Collected data:

┌──

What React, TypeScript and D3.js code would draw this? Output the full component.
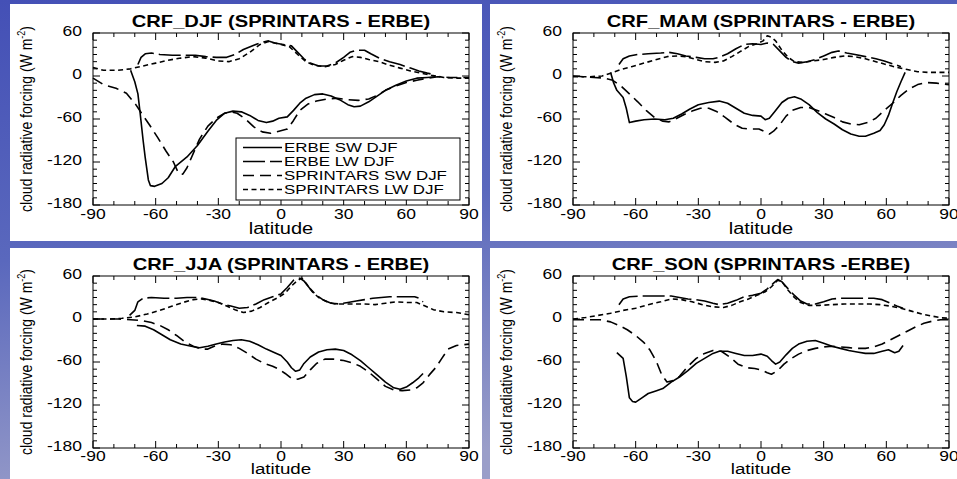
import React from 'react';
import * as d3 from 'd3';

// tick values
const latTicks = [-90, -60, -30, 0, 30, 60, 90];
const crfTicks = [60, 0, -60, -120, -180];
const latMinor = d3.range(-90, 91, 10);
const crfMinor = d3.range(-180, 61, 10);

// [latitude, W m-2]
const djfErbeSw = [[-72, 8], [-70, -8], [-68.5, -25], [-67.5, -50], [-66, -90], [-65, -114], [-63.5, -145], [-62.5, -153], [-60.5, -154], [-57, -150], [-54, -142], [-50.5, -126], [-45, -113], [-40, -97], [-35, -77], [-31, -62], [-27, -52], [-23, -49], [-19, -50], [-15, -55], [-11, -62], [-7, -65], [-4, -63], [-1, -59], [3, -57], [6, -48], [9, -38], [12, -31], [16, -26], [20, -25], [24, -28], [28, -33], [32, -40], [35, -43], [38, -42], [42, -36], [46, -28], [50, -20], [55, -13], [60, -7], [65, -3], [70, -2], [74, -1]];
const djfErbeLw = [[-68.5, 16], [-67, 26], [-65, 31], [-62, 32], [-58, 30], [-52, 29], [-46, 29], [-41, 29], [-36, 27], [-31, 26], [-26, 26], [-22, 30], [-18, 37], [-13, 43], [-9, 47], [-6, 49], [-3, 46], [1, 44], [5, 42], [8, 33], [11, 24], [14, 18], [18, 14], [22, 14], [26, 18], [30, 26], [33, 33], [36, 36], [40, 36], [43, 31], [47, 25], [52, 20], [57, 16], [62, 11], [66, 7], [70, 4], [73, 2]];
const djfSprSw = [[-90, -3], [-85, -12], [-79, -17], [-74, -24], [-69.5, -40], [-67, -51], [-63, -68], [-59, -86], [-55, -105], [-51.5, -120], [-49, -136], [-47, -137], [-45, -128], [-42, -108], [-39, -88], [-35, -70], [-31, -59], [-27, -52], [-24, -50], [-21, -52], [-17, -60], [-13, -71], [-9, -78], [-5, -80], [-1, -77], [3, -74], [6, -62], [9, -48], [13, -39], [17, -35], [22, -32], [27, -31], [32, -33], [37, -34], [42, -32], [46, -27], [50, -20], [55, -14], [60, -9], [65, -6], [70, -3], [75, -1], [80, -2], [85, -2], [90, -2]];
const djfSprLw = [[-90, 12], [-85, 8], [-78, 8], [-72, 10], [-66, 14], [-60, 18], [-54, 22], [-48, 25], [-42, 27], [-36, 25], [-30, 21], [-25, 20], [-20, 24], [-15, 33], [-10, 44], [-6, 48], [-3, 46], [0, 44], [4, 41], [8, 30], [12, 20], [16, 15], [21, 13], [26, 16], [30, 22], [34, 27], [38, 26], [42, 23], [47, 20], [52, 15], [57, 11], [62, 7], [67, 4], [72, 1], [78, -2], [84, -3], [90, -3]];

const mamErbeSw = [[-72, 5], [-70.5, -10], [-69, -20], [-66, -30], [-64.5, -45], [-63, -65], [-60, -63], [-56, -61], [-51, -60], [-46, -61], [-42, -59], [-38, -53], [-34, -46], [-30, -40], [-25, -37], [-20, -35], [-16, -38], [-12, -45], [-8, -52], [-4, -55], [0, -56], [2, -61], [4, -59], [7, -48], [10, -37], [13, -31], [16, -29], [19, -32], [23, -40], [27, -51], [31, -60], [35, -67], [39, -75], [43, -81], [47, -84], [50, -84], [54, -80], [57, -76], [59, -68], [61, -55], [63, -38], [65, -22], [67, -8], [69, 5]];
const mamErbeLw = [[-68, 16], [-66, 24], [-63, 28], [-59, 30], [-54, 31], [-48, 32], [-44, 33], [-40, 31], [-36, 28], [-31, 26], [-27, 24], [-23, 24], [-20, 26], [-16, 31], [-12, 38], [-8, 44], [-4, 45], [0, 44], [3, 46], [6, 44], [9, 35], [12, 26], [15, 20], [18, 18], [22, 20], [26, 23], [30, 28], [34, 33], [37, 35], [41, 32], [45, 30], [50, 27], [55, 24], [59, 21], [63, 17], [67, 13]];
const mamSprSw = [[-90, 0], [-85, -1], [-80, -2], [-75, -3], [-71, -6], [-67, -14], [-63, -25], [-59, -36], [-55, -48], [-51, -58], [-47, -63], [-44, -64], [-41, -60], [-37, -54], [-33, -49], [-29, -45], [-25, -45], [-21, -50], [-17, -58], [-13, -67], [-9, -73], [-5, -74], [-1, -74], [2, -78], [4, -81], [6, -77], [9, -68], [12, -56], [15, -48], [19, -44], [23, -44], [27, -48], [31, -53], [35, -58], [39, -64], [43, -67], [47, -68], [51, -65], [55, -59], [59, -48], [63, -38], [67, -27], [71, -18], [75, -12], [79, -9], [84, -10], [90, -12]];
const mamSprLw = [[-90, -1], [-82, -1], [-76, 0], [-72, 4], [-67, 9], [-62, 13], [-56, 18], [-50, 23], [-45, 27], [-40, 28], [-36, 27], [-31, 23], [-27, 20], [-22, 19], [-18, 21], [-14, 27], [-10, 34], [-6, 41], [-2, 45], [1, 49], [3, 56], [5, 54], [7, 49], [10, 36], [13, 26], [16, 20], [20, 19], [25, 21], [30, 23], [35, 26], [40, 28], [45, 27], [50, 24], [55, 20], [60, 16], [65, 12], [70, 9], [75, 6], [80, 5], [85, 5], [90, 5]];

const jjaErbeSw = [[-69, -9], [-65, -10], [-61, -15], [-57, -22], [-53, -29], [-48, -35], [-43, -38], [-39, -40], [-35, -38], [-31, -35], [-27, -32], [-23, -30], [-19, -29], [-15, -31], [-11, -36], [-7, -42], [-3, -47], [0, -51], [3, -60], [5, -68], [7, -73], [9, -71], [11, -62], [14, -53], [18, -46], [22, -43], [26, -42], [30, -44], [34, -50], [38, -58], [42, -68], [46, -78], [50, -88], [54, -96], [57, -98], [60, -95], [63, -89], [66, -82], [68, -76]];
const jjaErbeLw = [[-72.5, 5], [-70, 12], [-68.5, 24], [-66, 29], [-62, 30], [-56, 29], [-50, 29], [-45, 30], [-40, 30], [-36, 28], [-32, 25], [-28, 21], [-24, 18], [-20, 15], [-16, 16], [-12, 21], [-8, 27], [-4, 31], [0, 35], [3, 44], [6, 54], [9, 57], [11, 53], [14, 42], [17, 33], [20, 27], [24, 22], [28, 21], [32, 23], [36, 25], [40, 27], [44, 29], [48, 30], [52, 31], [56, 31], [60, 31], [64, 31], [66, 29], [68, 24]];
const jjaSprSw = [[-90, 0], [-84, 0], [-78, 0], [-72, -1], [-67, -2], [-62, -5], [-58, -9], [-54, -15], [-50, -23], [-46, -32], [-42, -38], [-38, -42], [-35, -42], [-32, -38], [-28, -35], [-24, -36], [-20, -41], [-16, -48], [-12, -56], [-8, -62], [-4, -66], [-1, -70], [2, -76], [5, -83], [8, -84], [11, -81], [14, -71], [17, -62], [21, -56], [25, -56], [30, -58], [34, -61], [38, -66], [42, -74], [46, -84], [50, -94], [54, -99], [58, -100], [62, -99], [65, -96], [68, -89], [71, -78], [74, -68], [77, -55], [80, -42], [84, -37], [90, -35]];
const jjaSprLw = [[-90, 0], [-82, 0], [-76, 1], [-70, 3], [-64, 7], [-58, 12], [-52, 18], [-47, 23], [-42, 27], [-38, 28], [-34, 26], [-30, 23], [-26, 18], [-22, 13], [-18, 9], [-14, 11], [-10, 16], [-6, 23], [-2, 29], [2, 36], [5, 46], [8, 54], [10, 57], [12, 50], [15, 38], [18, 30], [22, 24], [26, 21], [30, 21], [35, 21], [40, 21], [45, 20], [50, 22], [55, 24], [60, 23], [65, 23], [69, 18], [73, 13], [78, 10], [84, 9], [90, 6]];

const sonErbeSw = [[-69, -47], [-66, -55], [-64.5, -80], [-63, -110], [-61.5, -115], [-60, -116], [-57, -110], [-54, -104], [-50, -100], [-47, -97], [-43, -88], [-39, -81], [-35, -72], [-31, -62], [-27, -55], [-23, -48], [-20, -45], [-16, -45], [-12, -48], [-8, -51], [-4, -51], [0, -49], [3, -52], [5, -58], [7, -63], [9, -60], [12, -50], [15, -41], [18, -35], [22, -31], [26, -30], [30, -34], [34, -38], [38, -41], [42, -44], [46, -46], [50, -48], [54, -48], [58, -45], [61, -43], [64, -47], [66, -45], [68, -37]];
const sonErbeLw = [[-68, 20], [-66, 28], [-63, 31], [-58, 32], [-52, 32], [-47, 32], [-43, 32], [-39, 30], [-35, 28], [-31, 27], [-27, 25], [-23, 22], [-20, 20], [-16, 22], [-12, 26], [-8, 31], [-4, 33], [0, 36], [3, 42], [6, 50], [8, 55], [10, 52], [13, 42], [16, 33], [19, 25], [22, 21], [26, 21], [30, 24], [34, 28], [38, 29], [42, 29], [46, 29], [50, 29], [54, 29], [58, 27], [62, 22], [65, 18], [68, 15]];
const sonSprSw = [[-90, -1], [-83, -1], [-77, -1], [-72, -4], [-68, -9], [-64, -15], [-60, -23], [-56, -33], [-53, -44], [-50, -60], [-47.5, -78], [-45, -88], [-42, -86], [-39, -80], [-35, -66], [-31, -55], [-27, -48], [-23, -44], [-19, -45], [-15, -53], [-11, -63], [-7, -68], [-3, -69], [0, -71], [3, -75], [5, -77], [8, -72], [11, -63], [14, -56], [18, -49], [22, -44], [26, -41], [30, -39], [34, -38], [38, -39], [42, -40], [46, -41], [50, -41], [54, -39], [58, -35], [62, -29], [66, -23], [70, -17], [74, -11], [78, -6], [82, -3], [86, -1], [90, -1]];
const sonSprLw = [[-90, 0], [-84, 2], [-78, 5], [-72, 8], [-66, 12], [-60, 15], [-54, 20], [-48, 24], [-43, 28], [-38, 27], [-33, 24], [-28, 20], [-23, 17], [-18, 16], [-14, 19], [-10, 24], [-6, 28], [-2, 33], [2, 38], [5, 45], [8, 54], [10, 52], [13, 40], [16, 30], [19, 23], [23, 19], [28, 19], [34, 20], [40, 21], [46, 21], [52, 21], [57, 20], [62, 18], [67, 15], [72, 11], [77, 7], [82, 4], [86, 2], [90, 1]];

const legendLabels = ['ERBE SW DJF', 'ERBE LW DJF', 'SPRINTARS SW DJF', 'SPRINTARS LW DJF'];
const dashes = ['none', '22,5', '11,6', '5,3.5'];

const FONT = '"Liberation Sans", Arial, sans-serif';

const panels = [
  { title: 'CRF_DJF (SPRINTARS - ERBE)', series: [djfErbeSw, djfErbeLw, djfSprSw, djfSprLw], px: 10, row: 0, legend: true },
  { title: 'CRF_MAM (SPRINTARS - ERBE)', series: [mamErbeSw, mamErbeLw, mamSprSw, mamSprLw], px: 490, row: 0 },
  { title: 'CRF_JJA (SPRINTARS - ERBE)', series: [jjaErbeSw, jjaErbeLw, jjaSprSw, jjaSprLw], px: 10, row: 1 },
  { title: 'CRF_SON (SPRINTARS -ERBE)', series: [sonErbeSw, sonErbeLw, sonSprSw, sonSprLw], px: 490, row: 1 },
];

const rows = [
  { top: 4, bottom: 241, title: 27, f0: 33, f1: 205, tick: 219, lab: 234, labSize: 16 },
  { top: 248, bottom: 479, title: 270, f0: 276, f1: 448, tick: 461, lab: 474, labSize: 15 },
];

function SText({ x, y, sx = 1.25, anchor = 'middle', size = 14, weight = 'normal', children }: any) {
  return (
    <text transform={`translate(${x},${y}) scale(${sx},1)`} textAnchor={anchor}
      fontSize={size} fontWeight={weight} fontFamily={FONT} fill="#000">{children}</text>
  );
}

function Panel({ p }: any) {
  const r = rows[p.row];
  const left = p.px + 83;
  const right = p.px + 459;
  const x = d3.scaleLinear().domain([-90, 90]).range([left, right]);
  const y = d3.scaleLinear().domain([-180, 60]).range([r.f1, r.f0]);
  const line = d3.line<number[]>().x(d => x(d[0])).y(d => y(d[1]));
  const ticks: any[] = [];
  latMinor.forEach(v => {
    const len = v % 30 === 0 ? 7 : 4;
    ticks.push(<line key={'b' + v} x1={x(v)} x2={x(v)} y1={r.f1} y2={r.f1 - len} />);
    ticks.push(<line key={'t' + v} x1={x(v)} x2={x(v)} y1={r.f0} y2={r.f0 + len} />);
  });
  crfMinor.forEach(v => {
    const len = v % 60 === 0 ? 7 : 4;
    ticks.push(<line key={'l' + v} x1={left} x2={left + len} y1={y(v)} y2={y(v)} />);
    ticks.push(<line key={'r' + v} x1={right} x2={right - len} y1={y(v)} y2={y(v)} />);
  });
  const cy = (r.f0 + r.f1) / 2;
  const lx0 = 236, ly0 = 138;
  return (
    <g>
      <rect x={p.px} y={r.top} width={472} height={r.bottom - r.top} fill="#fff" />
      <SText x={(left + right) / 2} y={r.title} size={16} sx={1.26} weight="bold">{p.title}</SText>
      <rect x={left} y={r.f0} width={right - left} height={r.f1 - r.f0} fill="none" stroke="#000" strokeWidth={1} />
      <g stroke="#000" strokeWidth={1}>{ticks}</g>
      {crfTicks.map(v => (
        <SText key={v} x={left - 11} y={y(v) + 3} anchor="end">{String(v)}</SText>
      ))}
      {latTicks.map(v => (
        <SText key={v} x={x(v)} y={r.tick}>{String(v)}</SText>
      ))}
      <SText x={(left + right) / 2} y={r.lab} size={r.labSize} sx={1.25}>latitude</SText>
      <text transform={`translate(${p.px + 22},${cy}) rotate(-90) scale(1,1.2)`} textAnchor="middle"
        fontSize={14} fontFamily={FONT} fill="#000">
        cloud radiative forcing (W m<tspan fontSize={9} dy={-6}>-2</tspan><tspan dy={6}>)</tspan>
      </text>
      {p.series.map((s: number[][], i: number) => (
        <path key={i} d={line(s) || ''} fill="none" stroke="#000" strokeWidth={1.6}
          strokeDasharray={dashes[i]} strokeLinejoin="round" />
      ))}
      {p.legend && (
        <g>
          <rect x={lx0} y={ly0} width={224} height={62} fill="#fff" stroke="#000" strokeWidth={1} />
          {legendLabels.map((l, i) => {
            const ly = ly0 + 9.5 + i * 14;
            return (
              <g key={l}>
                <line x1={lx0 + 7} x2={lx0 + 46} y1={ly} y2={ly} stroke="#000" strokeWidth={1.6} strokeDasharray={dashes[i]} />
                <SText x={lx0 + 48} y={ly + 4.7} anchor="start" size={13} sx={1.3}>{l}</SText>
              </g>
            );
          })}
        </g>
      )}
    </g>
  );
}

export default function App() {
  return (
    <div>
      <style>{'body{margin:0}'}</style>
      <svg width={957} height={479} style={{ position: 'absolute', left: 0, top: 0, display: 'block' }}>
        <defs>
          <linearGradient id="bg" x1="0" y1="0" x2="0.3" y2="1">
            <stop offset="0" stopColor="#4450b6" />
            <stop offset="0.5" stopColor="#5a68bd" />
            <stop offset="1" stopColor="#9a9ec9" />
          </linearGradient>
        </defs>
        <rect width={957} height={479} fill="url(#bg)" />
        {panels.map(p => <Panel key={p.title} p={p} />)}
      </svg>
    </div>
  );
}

└──

Objective:
Quote, please, every line of the material above from its start through the line that has "const crfMinor = d3.range(-180, 61, 10);", reproducing the words exactly and dropping any images.

Correct output:
What React, TypeScript and D3.js code would draw this? Output the full component.
import React from 'react';
import * as d3 from 'd3';

// tick values
const latTicks = [-90, -60, -30, 0, 30, 60, 90];
const crfTicks = [60, 0, -60, -120, -180];
const latMinor = d3.range(-90, 91, 10);
const crfMinor = d3.range(-180, 61, 10);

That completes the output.